-- Description of the task --
Take the lines from the top down to and including the one with "from bokeh.resources import INLINE" and repeat them exactly. Omit images.
================================
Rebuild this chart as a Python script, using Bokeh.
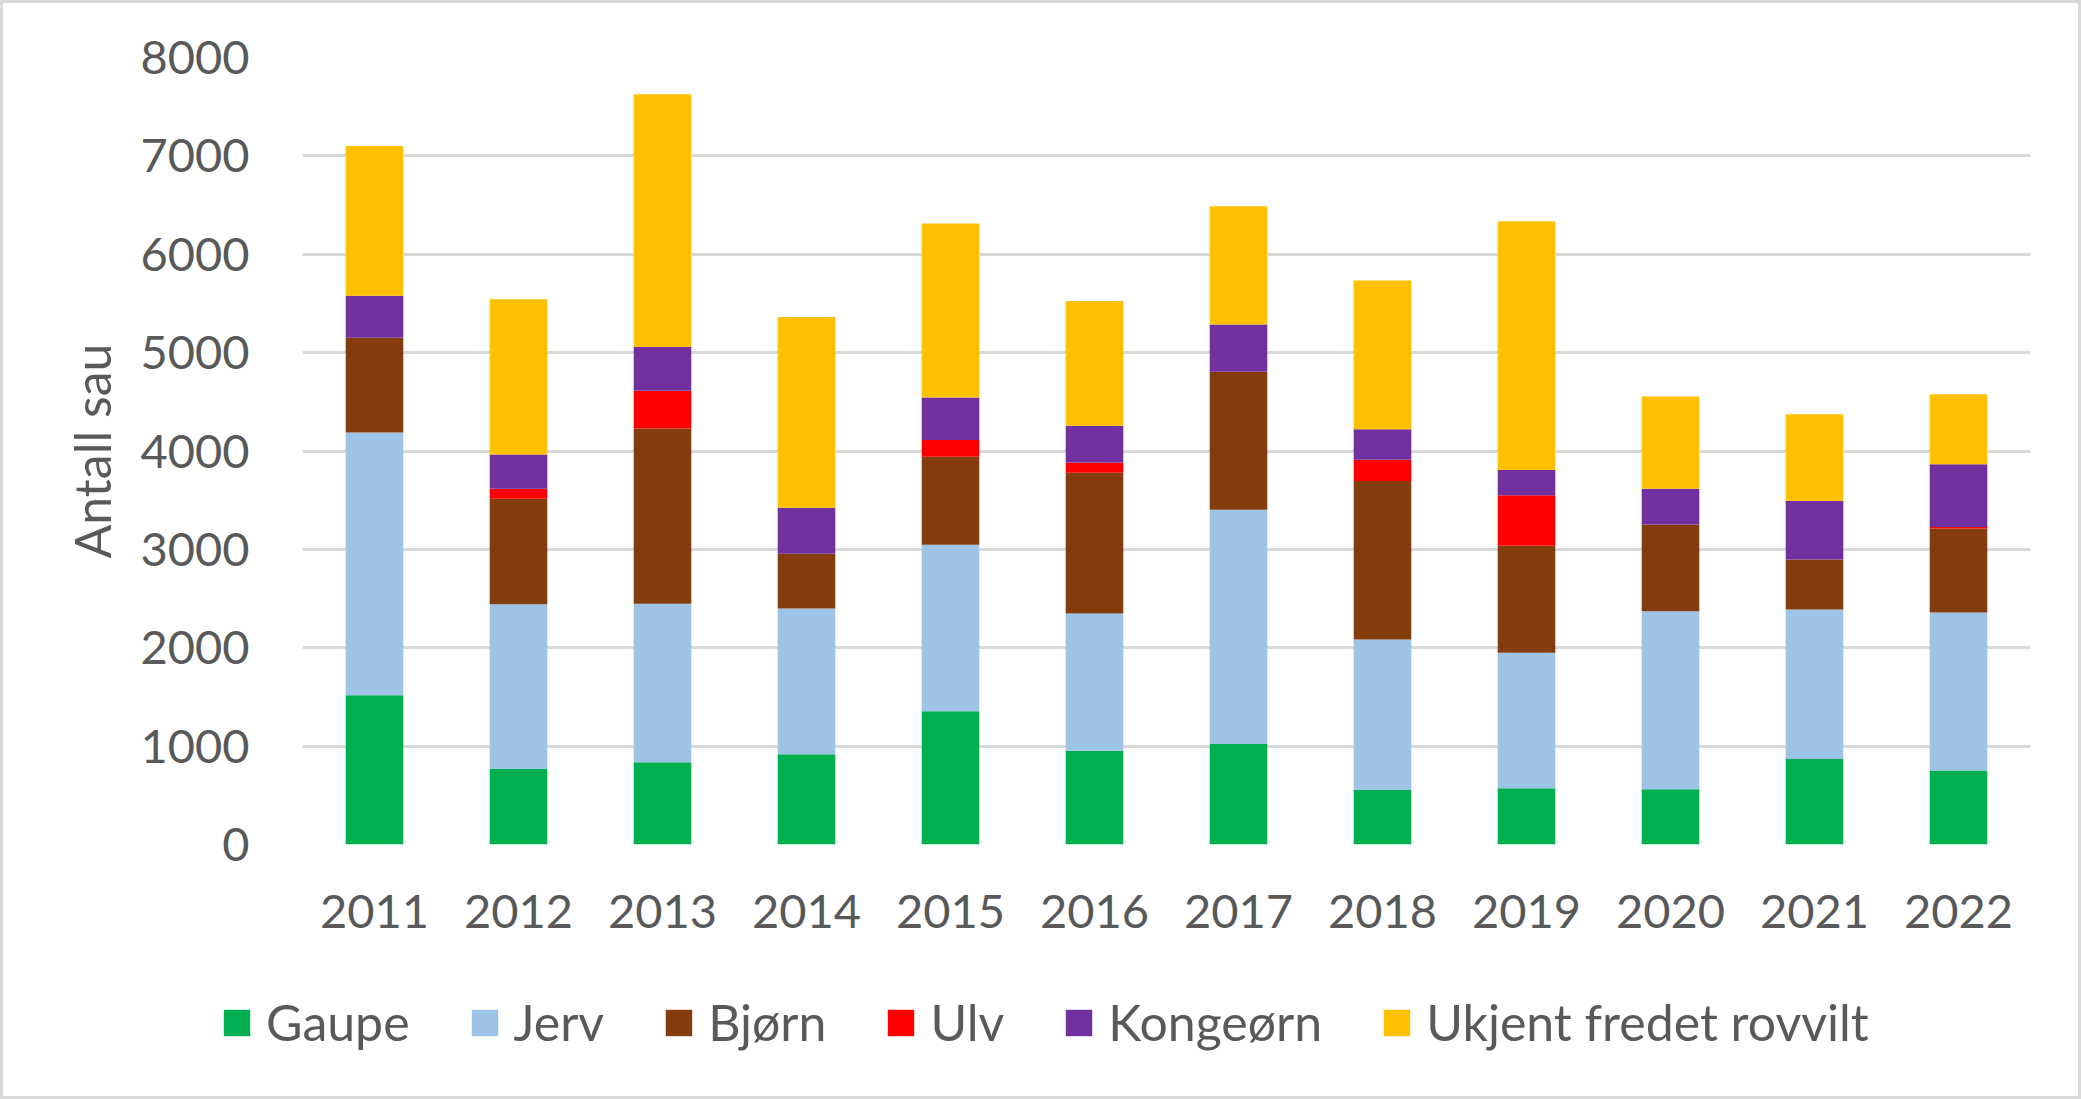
from bokeh.plotting import figure
from bokeh.models import ColumnDataSource, FactorRange, Range1d, FixedTicker, Legend, LegendItem
from bokeh.embed import file_html
from bokeh.resources import INLINE

years = ["2011", "2012", "2013", "2014", "2015", "2016", "2017", "2018", "2019", "2020", "2021", "2022"]
gaupe = [1518, 771, 835, 917, 1355, 952, 1022, 555, 572, 561, 870, 753]
jerv = [2669, 1670, 1612, 1483, 1693, 1395, 2382, 1530, 1378, 1810, 1518, 1606]
bjorn = [963, 1074, 1781, 555, 894, 1431, 1402, 1611, 1086, 882, 508, 853]
ulv = [0, 100, 385, 0, 169, 105, 0, 216, 514, 0, 0, 15]
kongeorn = [427, 350, 444, 467, 432, 374, 479, 310, 257, 362, 596, 639]
ukjent = [1524, 1577, 2569, 1939, 1769, 1267, 1203, 1512, 2529, 940, 882, 712]

series_keys = ["gaupe", "jerv", "bjorn", "ulv", "kongeorn", "ukjent"]
series_labels = ["Gaupe", "Jerv", "Bjørn", "Ulv", "Kongeørn", "Ukjent fredet rovvilt"]
colors = ["#00B050", "#9DC3E6", "#843C0C", "#FF0000", "#7030A0", "#FFC000"]
y_ticks = [0, 1000, 2000, 3000, 4000, 5000, 6000, 7000, 8000]

source = ColumnDataSource(dict(year=years, gaupe=gaupe, jerv=jerv, bjorn=bjorn,
                               ulv=ulv, kongeorn=kongeorn, ukjent=ukjent))

FONT = "Lato"
TXT = "#595959"
FS = "47px"
BC = "#D9D9D9"
W = 2075
H_MAIN = 960
H_LEG = 133

p = figure(x_range=FactorRange(*years), y_range=Range1d(0, 8000),
           width=W, height=H_MAIN, output_backend="svg", toolbar_location=None,
           min_border_left=299, min_border_right=48, min_border_top=54,
           min_border_bottom=H_MAIN - 841)
p.outline_line_color = None
p.background_fill_color = "white"
p.border_fill_color = "white"
p.styles = {"transform": "translate(3px, 3px)",
            "box-shadow": f"-3px 0 0 0 {BC}, 3px 0 0 0 {BC}, 0 -3px 0 0 {BC}, -3px -3px 0 0 {BC}, 3px -3px 0 0 {BC}"}

rs = p.vbar_stack(series_keys, x="year", width=0.4, fill_color=colors, line_color=None, source=source)

p.xgrid.grid_line_color = None
p.ygrid.grid_line_color = BC
p.ygrid.grid_line_width = 3
p.yaxis.ticker = FixedTicker(ticks=y_ticks)

for ax in (p.xaxis[0], p.yaxis[0]):
    ax.axis_line_color = None
    ax.major_tick_line_color = None
    ax.minor_tick_line_color = None
    ax.major_tick_out = 0
    ax.major_tick_in = 0
    ax.major_label_text_font = FONT
    ax.major_label_text_font_size = FS
    ax.major_label_text_color = TXT

p.yaxis.major_label_standoff = 53
p.xaxis.major_label_standoff = 50
p.yaxis.axis_label = "Antall sau"
p.yaxis.axis_label_text_font = FONT
p.yaxis.axis_label_text_font_size = "50px"
p.yaxis.axis_label_text_font_style = "normal"
p.yaxis.axis_label_text_color = TXT
p.yaxis.axis_label_standoff = 15

# legend strip: a second root whose frame covers the whole strip
lp = figure(x_range=Range1d(0, 1), y_range=Range1d(0, 1), width=W, height=H_LEG,
            output_backend="svg", toolbar_location=None,
            min_border_left=0, min_border_right=0, min_border_top=0, min_border_bottom=0)
lp.axis.visible = False
lp.grid.visible = False
lp.outline_line_color = None
lp.background_fill_color = "white"
lp.border_fill_color = "white"
lp.styles = {"transform": "translate(3px, 3px)",
             "box-shadow": f"-3px 0 0 0 {BC}, 3px 0 0 0 {BC}, 0 3px 0 0 {BC}, -3px 3px 0 0 {BC}, 3px 3px 0 0 {BC}"}
offscreen = ColumnDataSource(dict(x=[5], top=[5]))
leg_rs = [lp.vbar(x="x", top="top", width=0.1, fill_color=c, line_color=None, source=offscreen)
          for c in colors]
items = [LegendItem(label=lab, renderers=[r]) for lab, r in zip(series_labels, leg_rs)]
legend = Legend(items=items, location=(217, 44), orientation="horizontal",
                glyph_width=33, glyph_height=33, label_standoff=13, spacing=58,
                padding=0, margin=0, border_line_color=None, background_fill_alpha=0,
                label_text_font=FONT, label_text_font_size="50px", label_text_color=TXT)
lp.add_layout(legend, "center")

open("out.html", "w").write(file_html([p, lp], INLINE))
================================
-- Response --
Rebuild this chart as a Python script, using Bokeh.
from bokeh.plotting import figure
from bokeh.models import ColumnDataSource, FactorRange, Range1d, FixedTicker, Legend, LegendItem
from bokeh.embed import file_html
from bokeh.resources import INLINE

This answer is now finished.